For the last two decades, Pakistan played a clever double game, expecting the following: 

  • the US, along with the rest of the international troops, would leave Afghanistan; 
  • the Washington-backed democratic regime in Afghanistan would fall; and
  • the Taliban would return to power. 

When 2021 began, there was an expectation that the US would leave; but none in Pakistan expected the pace at which the Ghani led regime fell during July-August, and the Taliban walked back into Kabul. It all happened, without much of Pakistan's prodding, and without much bloodshed. 

In August 2021, there was more jubilation in Islamabad and Rawalpindi on what had happened in Kabul. The Taliban backers in Pakistan's political, military and intelligence establishments felt justified for what they did and believed since 2001. The victory of the Taliban in Kabul means it is a victory for Pakistan as well. At least, that is what many in Pakistan believe. There are a few cautions – from the civil society regarding what the Taliban's return means for Pakistan. However, the above three sections feel otherwise.

The second major success story for Pakistan was strengthening the bond between Islamabad and Beijing. In rhetoric, both sides affirmed each other about a relationship that is higher than the Himalayas, deeper than the oceans, and sweeter than the honey. The political and military establishments believe the success in Afghanistan would need China's support – both at the international and financial fronts. China-Pakistan Economic Corridor (CPEC) is another flagship project that is being projected as a great success story for Pakistan. Islamabad was willing to get closer to Beijing, even if it meant walking away from Washington. Pakistan skipping the democracy summit organized by President Biden in early December is a case in point.

However, there are serious concerns, even within Pakistan, about the relationship with China. A section, small though, consider the relationship is rhetorically sound, but not so in terms of substance. This section questions the financial support from Beijing to Islamabad to help Pakistan meet its economic challenges outside CPEC investments. This section also fears the liabilities that the CPEC would bring to Pakistan in terms of debt and increasing Chinese influence.
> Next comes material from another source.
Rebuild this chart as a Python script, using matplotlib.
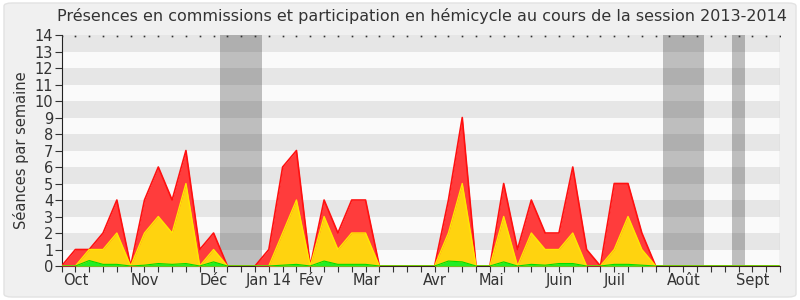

The third major success story for Pakistan was the growing relationship with Russia. While the China-Pakistan relationship has been steadily built since the 1960s, the Russia-Pakistan rapprochement was recent. Since the 1970s, there was a distancing in the relationship between Islamabad and Moscow; the ISI's role in supporting the CIA in Afghanistan against Russia during the 1980s and 90s witnessed the rupturing of the relationship between the two countries. US-Pakistan bonhomie during this period also corresponded with a similar sentiment between India and Russia. During the last few years, the above equation got reversed.
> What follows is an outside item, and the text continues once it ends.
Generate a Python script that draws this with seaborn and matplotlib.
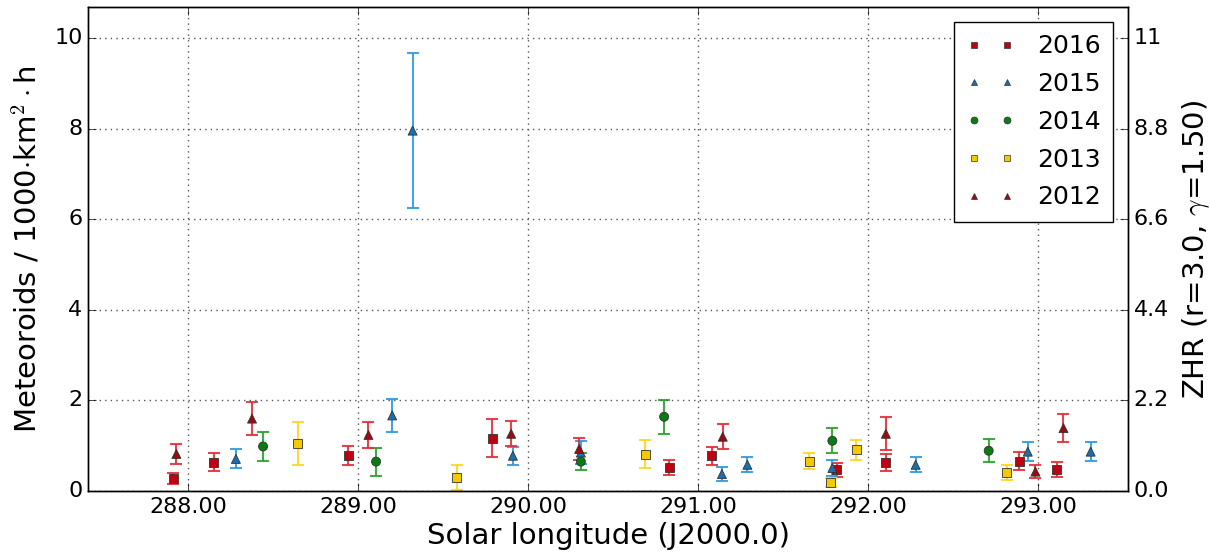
import numpy as np
import pandas as pd
import matplotlib
matplotlib.use("Agg")
import matplotlib.pyplot as plt
from matplotlib.lines import Line2D
import seaborn as sns

# Solar longitude, rate and error per year
x_2016 = [287.91, 288.15, 288.94, 289.79, 290.83, 291.08, 291.815, 292.105, 292.89, 293.11]
y_2016 = [0.28, 0.64, 0.78, 1.17, 0.52, 0.78, 0.47, 0.635, 0.66, 0.475]
e_2016 = [0.12, 0.19, 0.21, 0.41, 0.17, 0.20, 0.16, 0.19, 0.20, 0.17]

x_2015 = [288.28, 289.20, 289.32, 289.91, 290.31, 291.14, 291.29, 291.79, 292.28, 292.94, 293.31]
y_2015 = [0.71, 1.67, 7.96, 0.78, 0.85, 0.375, 0.58, 0.51, 0.58, 0.87, 0.87]
e_2015 = [0.21, 0.36, 1.72, 0.20, 0.25, 0.155, 0.17, 0.18, 0.17, 0.21, 0.21]

x_2014 = [288.44, 289.105, 290.31, 290.80, 291.79, 292.71]
y_2014 = [0.985, 0.65, 0.65, 1.64, 1.11, 0.89]
e_2014 = [0.32, 0.31, 0.18, 0.37, 0.28, 0.25]

x_2013 = [288.645, 289.58, 290.69, 291.655, 291.78, 291.93, 292.815]
y_2013 = [1.05, 0.30, 0.815, 0.66, 0.19, 0.91, 0.405]
e_2013 = [0.48, 0.28, 0.31, 0.18, 0.10, 0.22, 0.16]

x_2012 = [287.93, 288.375, 289.06, 289.90, 290.30, 291.145, 292.105, 292.985, 293.15]
y_2012 = [0.82, 1.60, 1.24, 1.265, 0.93, 1.20, 1.265, 0.43, 1.39]
e_2012 = [0.22, 0.37, 0.28, 0.28, 0.25, 0.28, 0.36, 0.15, 0.31]

years = ["2016", "2015", "2014", "2013", "2012"]
xs = [x_2016, x_2015, x_2014, x_2013, x_2012]
ys = [y_2016, y_2015, y_2014, y_2013, y_2012]
es = [e_2016, e_2015, e_2014, e_2013, e_2012]

zhr_ticks = [0.0, 2.2, 4.4, 6.6, 8.8, 11]
zhr_labels = ["0.0", "2.2", "4.4", "6.6", "8.8", "11"]

# styling per year
face = {"2016": "#c00010", "2015": "#1a6fae", "2014": "#0a7a12", "2013": "#f5c800", "2012": "#9a0a10"}
bar = {"2016": "#e0303a", "2015": "#2f9ae0", "2014": "#2ea02e", "2013": "#ffd520", "2012": "#e0303a"}
marks = {"2016": "s", "2015": "^", "2014": "o", "2013": "s", "2012": "^"}

df = pd.concat(
    [pd.DataFrame({"lon": x, "rate": y, "err": e, "year": yr}) for yr, x, y, e in zip(years, xs, ys, es)],
    ignore_index=True,
)

plt.style.use("classic")
plt.rcParams["font.family"] = ["DejaVu Sans"]

fig = plt.figure(figsize=(12.11, 5.58), dpi=100, facecolor="white")
ax = fig.add_axes([0.0727, 0.12, 0.8588, 0.8675])

for yr in years:
    d = df[df.year == yr]
    ax.errorbar(d.lon, d.rate, yerr=d.err, fmt="none", ecolor=bar[yr],
                elinewidth=1.5, capsize=4, capthick=1.5, alpha=0.9, zorder=2)

sns.scatterplot(data=df, x="lon", y="rate", hue="year", style="year",
                palette=face, markers=marks, s=42, edgecolor="#333333",
                linewidth=0.6, legend=False, ax=ax, zorder=3)

ax.set_xlim(287.41, 293.53)
ax.set_ylim(0, 10.69)
ax.set_xticks([288, 289, 290, 291, 292, 293])
ax.set_xticklabels([f"{v:.2f}" for v in [288, 289, 290, 291, 292, 293]])
ax.set_yticks([0, 2, 4, 6, 8, 10])
ax.set_yticklabels(["0", "2", "4", "6", "8", "10"])
ax.grid(True, color="#555555", linestyle=":", linewidth=1.0)
ax.tick_params(labelsize=16, direction="in", length=6)
ax.set_xlabel("Solar longitude (J2000.0)", fontsize=21, labelpad=4)
ax.set_ylabel("Meteoroids / 1000$\\cdot$km$^2\\cdot$h", fontsize=21, labelpad=8)

ax2 = ax.twinx()
ax2.set_ylim(0, 10.69 * 1.1)
ax2.set_yticks(zhr_ticks)
ax2.set_yticklabels(zhr_labels)
ax2.tick_params(labelsize=16, direction="in", length=6)
ax2.set_ylabel("ZHR (r=3.0, $\\gamma$=1.50)", fontsize=21, labelpad=8)

handles = [Line2D([], [], linestyle="none", marker=marks[yr], markersize=5,
                  markerfacecolor=face[yr], markeredgecolor="#333333", markeredgewidth=0.5)
           for yr in years]
leg = ax.legend(handles, years, loc="upper right", numpoints=2, fontsize=18,
                frameon=True, fancybox=False, borderpad=0.5, labelspacing=0.55,
                handlelength=1.9, handletextpad=0.9, borderaxespad=0.6)
leg.get_frame().set_edgecolor("black")

fig.savefig("out.png", dpi=100, facecolor="white")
In recent years, there has been a visible increase in the Pakistan-Russia relationship. Besides the political meetings, there were also discussions on defence cooperation between the two. The increasing relationship between Moscow and Islamabad also corresponded with a similar one between Washington and New Delhi. Afghanistan is in the centre of the above rapprochement between Pakistan and Russia now, if the same was the reason behind the both growing apart in the 1980s. 

FATF, Kashmir and the US: The year that was not for Pakistan
The most significant foreign policy failure for Pakistan in 2021 was at the FATF. Despite best efforts to meet the requirements of the Financial Action Task Force, getting out of its grey list could not materialize for Pakistan. The PTI government passed a series of legislations in the Parliament relating to money laundering and terror financing. Though the FATF felt that Pakistan was making good progress on the above two, it was decided in the last meeting in October 2021 to keep Pakistan on the grey list. The subsequent discussion will take place in early 2022. Pakistan has been trying to get out of the grey list since 2018.
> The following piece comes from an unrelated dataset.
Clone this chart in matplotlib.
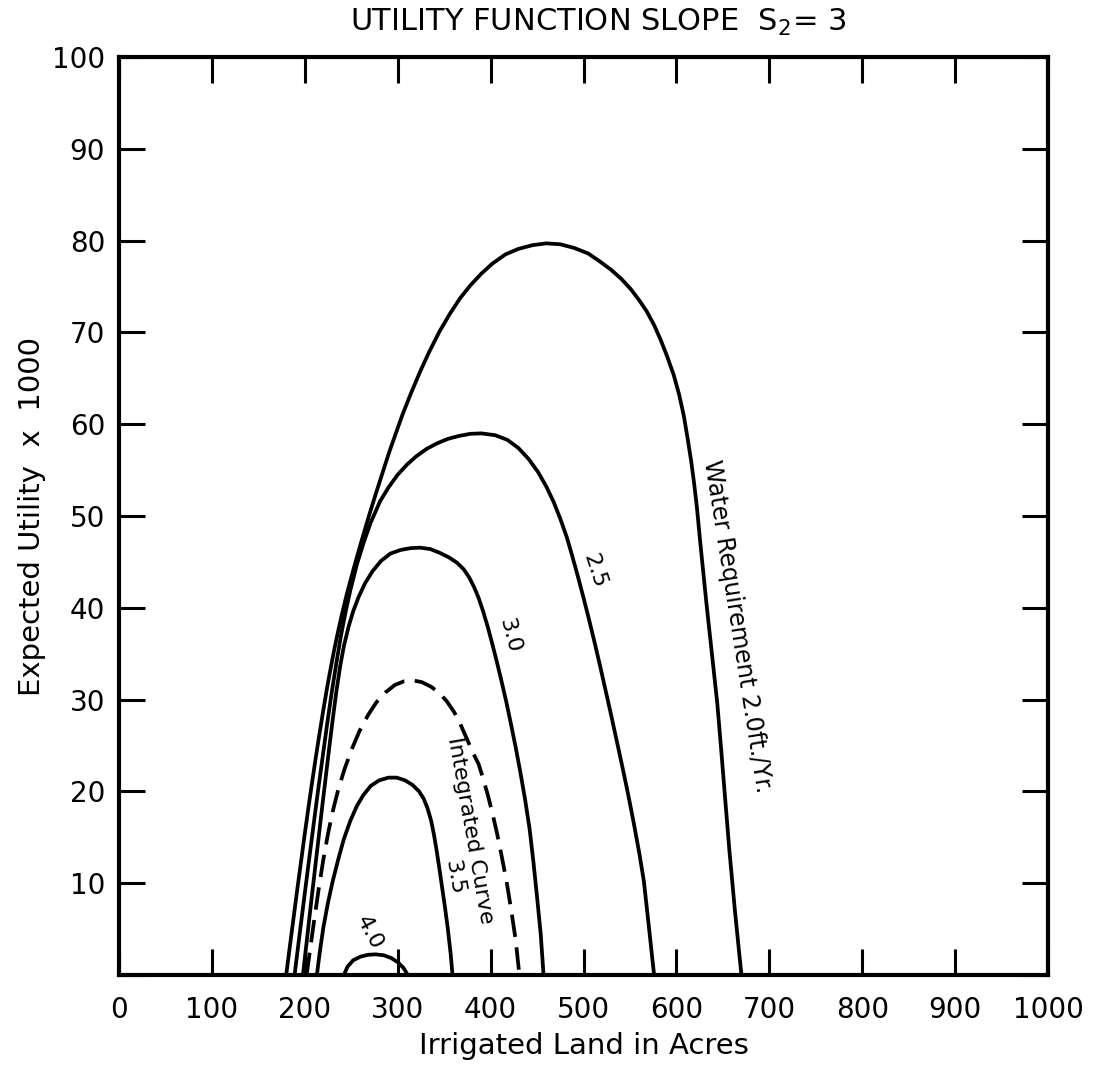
import matplotlib
matplotlib.use("Agg")
import matplotlib.pyplot as plt

plt.rcParams['font.family'] = ['DejaVu Sans']

########## DATA ##########

# water requirement 2.0 ft/yr
x_20 = [180, 184, 188, 192, 196, 200, 204, 208, 212, 216, 220, 224, 228, 232, 236, 240,
        245, 250, 256, 262, 269, 277, 284, 291, 298, 305, 314, 324, 334, 345, 356, 367,
        378, 390, 402, 416, 430, 445, 460, 475, 490, 505, 518, 530, 541, 551, 560, 568,
        576, 583, 590, 597, 603, 608, 612, 616, 619, 622, 626, 632, 638, 644, 648, 652,
        657, 663, 670]
y_20 = [0, 3.2, 6.3, 9.4, 12.4, 15.4, 18.3, 21.1, 23.8, 26.4, 28.9, 31.3, 33.5, 35.6, 37.5, 39.3,
        41.4, 43.3, 45.5, 47.6, 50.0, 52.6, 54.8, 57.0, 59.0, 61.0, 63.3, 65.7, 67.9, 70.1, 72.0, 73.7,
        75.1, 76.4, 77.5, 78.5, 79.1, 79.5, 79.7, 79.6, 79.2, 78.6, 77.7, 76.8, 75.8, 74.7, 73.5, 72.3,
        70.8, 69.2, 67.4, 65.4, 63.2, 60.9, 58.5, 55.9, 53.6, 51.0, 46.8, 40.8, 35.2, 29.6, 24.8, 19.8,
        13.6, 7.0, 0]

# 2.5
x_25 = [189, 194, 199, 204, 209, 214, 219, 224, 229, 234, 239, 244, 249, 256, 263, 271,
        281, 290, 300, 310, 320, 331, 342, 354, 365, 378, 390, 405, 418, 430, 441, 451,
        460, 468, 475, 482, 488, 494, 500, 506, 512, 518, 524, 530, 536, 542, 548, 554,
        560, 565, 570, 576]
y_25 = [0, 4.1, 8.1, 12.1, 16.0, 19.9, 23.6, 27.3, 30.8, 34.0, 37.0, 39.6, 41.9, 44.7, 47.0, 49.3,
        51.6, 53.1, 54.5, 55.6, 56.5, 57.3, 57.9, 58.4, 58.7, 58.95, 59.0, 58.8, 58.3, 57.4, 56.2, 54.8,
        53.2, 51.5, 49.7, 47.7, 45.6, 43.4, 41.1, 38.7, 36.2, 33.6, 30.9, 28.2, 25.4, 22.6, 19.7, 16.6,
        13.3, 10.2, 5.6, 0]

# 3.0
x_30 = [198, 202, 206, 210, 214, 218, 222, 226, 230, 234, 238, 242, 247, 252, 258, 265,
        273, 282, 292, 303, 314, 324, 335, 345, 355, 364, 371, 377, 382, 387, 392, 397,
        402, 407, 412, 417, 422, 427, 432, 437, 442, 446, 450, 454, 457]
y_30 = [0, 3.6, 7.2, 10.7, 14.2, 17.7, 21.1, 24.5, 27.8, 30.9, 33.6, 35.8, 37.9, 39.6, 41.2, 42.7,
        44.0, 45.1, 45.9, 46.3, 46.5, 46.55, 46.4, 46.0, 45.5, 44.9, 44.2, 43.3, 42.3, 41.1, 39.6, 37.9,
        36.0, 34.0, 31.9, 29.7, 27.3, 24.8, 22.1, 19.2, 15.9, 12.4, 8.5, 4.4, 0]

# integrated curve (dashed)
x_int = [202, 206, 210, 215, 220, 225, 230, 236, 243, 251, 259, 268, 277, 287, 297, 307,
         316, 326, 336, 345, 353, 361, 368, 375, 381, 387, 392, 397, 402, 407, 412, 417,
         422, 427, 431]
y_int = [0, 3.0, 5.9, 9.4, 12.6, 15.4, 17.8, 20.2, 22.5, 24.7, 26.6, 28.3, 29.7, 30.8, 31.6, 32.0,
         32.1, 31.9, 31.4, 30.7, 29.8, 28.6, 27.2, 25.6, 24.2, 23.0, 21.4, 19.6, 17.6, 15.4, 12.9, 10.3,
         7.2, 3.8, 0]

# 3.5
x_35 = [213, 216, 220, 225, 230, 236, 242, 249, 256, 263, 271, 280, 290, 299, 308, 316,
        323, 328, 332, 336, 339, 342, 345, 348, 351, 354, 357, 359]
y_35 = [0, 2.4, 5.2, 7.9, 10.2, 12.6, 14.8, 16.8, 18.4, 19.6, 20.6, 21.2, 21.5, 21.5, 21.2, 20.7,
        20.0, 19.2, 18.2, 16.8, 15.3, 13.5, 11.5, 9.4, 7.3, 5.0, 2.3, 0]

# 4.0
x_40 = [242, 246, 252, 260, 268, 276, 285, 293, 300, 306, 311]
y_40 = [0, 0.9, 1.6, 2.0, 2.2, 2.25, 2.15, 1.85, 1.4, 0.8, 0]

x_ticks = [0, 100, 200, 300, 400, 500, 600, 700, 800, 900, 1000]
y_ticks = [0, 10, 20, 30, 40, 50, 60, 70, 80, 90, 100]
y_tick_labels = ['', '10', '20', '30', '40', '50', '60', '70', '80', '90', '100']

########## PLOT ##########

fig = plt.figure(figsize=(11.1, 10.68), dpi=100)
ax = fig.add_axes([119/1110, 93/1068, 929/1110, 918/1068])

lw = 2.7
for xs, ys in [(x_20, y_20), (x_25, y_25), (x_30, y_30), (x_35, y_35), (x_40, y_40)]:
    ax.plot(xs, ys, color='black', lw=lw, solid_joinstyle='round')
ax.plot(x_int, y_int, color='black', lw=lw, dashes=(6, 2.8))

# curve labels
lab = dict(ha='center', va='center', rotation_mode='anchor', fontsize=16, color='black')
ax.text(665, 38.0, 'Water Requirement 2.0ft./Yr.', rotation=-81,
        **{**lab, 'fontsize': 17})
ax.text(512, 44.0, '2.5', rotation=-72, **lab)
ax.text(420, 37.0, '3.0', rotation=-75, **lab)
ax.text(378, 15.8, 'Integrated Curve', rotation=-80, **lab)
ax.text(361, 10.6, '3.5', rotation=-80, **lab)
ax.text(270, 4.6, '4.0', rotation=-62, **lab)

ax.set_xlim(0, 1000)
ax.set_ylim(0, 100)
ax.set_xticks(x_ticks)
ax.set_yticks(y_ticks)
ax.set_yticklabels(y_tick_labels)

for sp in ax.spines.values():
    sp.set_linewidth(3.0)
ax.tick_params(direction='in', length=19, width=2.2, top=True, right=True,
               labelsize=20)
ax.tick_params(axis='x', pad=15)
ax.tick_params(axis='y', pad=10)

ax.set_xlabel('Irrigated Land in Acres', fontsize=21, labelpad=6)
ax.set_ylabel('Expected Utility  x  1000', fontsize=21, labelpad=4)

fig.text(0.539, 0.979, r'UTILITY FUNCTION SLOPE  S$_2$= 3', ha='center', va='center',
         fontsize=22)

fig.savefig("out.png", dpi=100)
plt.close(fig)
The second major failure was to internationalize Kashmir and bring global pressure on India in J&K. Pakistan attempted three coordinated strategies on the above during 2021, as was the case in 2020

  • raise the issue at the United Nations and other international organizations;
  • pressurize the OIC and through it other Islamic countries to take a position on Kashmir; and 
  • bring China and other friendly countries (Turkey is the latest one), to create an international chorus against India.

Pakistan worked hard on the above three strategies. It raised the Kashmir issue at every forum and every opportunity. However, it could not mobilize adequate support from the US and EU. More importantly, it could not mobilize the OIC to do what it wanted. Despite a few statements supporting Pakistan's position, neither the OIC nor the big countries within the OIC, including Saudi Arabia, yielded to Islamabad.

The third major failure, which was also responsible for the first two – was the stagnating Washington-Islamabad relation. The missing phone call from Biden to Imran Khan was one of the most talked issue by Pakistan over the bilateral relationship with the US. And this says the quality of the relationship today between the two countries - Pakistan repeatedly talking about Biden's phone call, and the White House ignoring it.